→ Exercise aim
No images are to be carried over; print all other material exactly as it stands.

→ Given material
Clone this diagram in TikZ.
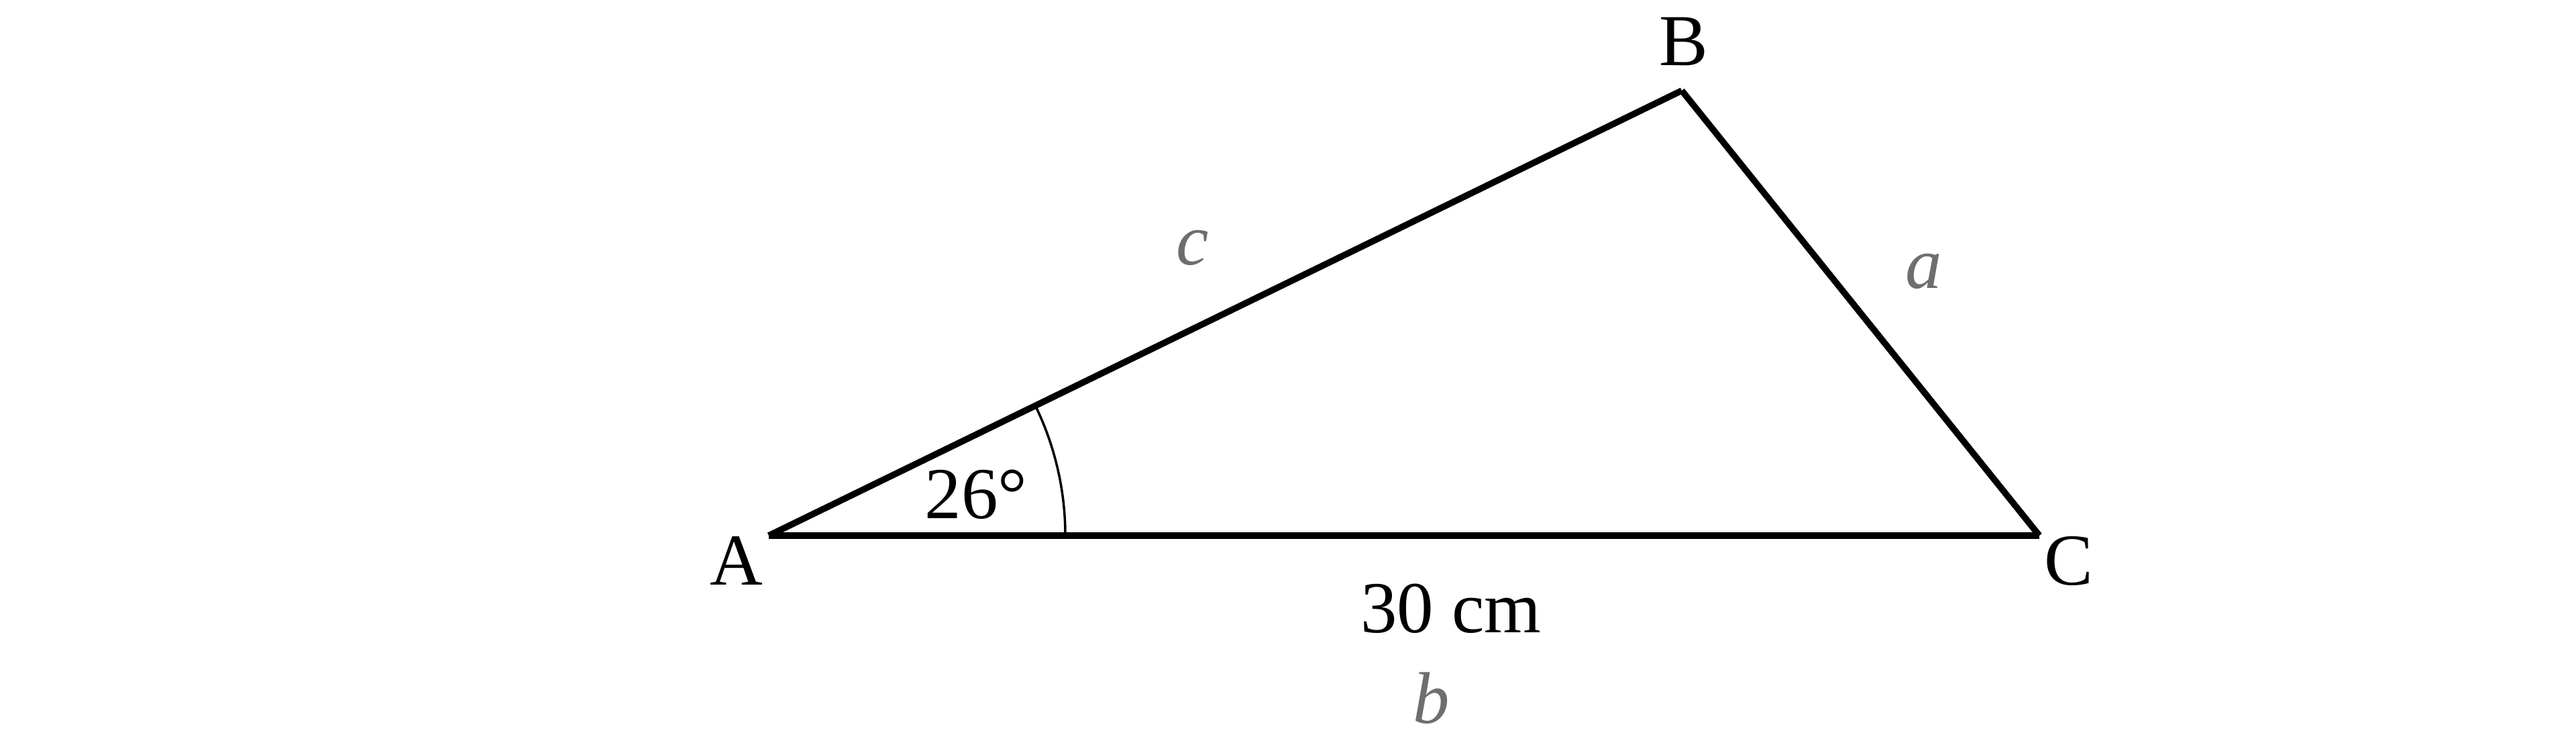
\documentclass[tikz,border=0pt]{standalone}
\usepackage{fontspec}
\setmainfont{Liberation Serif}
\definecolor{lblgray}{RGB}{110,110,110}
\tikzset{
  side/.style={line width=2.7pt, line cap=butt},
  anglearc/.style={line width=1pt},
  vlabel/.style={anchor=base, inner sep=0pt, font=\fontsize{31}{37}\selectfont},
  slabel/.style={anchor=base, inner sep=0pt, text=lblgray, font=\fontsize{31}{37}\selectfont\itshape},
}
\begin{document}
\begin{tikzpicture}[x=0.01cm, y=0.01cm]
\useasboundingbox (0,0) rectangle (3840,1106);
\coordinate (A) at (1146,308);
\coordinate (B) at (2507,971);
\coordinate (C) at (3040,308);
\draw[side] (A) -- (B);
\draw[side] (B) -- (C);
\draw[side] (A) -- (C);
\draw[anglearc] (A) ++(442,0) coordinate (arcstart) arc[start angle=0, end angle=26, radius=442];
\node[vlabel] (lA) at (1098,234) {A};
\node[vlabel] (lB) at (2510,1008) {B};
\node[vlabel] (lC) at (3084,234) {C};
\node[vlabel] (ang) at (1455,333) {26°};
\node[vlabel] (len) at (2163,163) {30 cm};
\node[slabel] (lb) at (2134,29) {b};
\node[slabel] (lc) at (1778,711) {c};
\node[slabel] (la) at (2868,676) {a};
\end{tikzpicture}
\end{document}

→ Expected answer
Clone this diagram in TikZ.
\documentclass[tikz,border=0pt]{standalone}
\usepackage{fontspec}
\setmainfont{Liberation Serif}
\definecolor{lblgray}{RGB}{110,110,110}
\tikzset{
  side/.style={line width=2.7pt, line cap=butt},
  anglearc/.style={line width=1pt},
  vlabel/.style={anchor=base, inner sep=0pt, font=\fontsize{31}{37}\selectfont},
  slabel/.style={anchor=base, inner sep=0pt, text=lblgray, font=\fontsize{31}{37}\selectfont\itshape},
}
\begin{document}
\begin{tikzpicture}[x=0.01cm, y=0.01cm]
\useasboundingbox (0,0) rectangle (3840,1106);
\coordinate (A) at (1146,308);
\coordinate (B) at (2507,971);
\coordinate (C) at (3040,308);
\draw[side] (A) -- (B);
\draw[side] (B) -- (C);
\draw[side] (A) -- (C);
\draw[anglearc] (A) ++(442,0) coordinate (arcstart) arc[start angle=0, end angle=26, radius=442];
\node[vlabel] (lA) at (1098,234) {A};
\node[vlabel] (lB) at (2510,1008) {B};
\node[vlabel] (lC) at (3084,234) {C};
\node[vlabel] (ang) at (1455,333) {26°};
\node[vlabel] (len) at (2163,163) {30 cm};
\node[slabel] (lb) at (2134,29) {b};
\node[slabel] (lc) at (1778,711) {c};
\node[slabel] (la) at (2868,676) {a};
\end{tikzpicture}
\end{document}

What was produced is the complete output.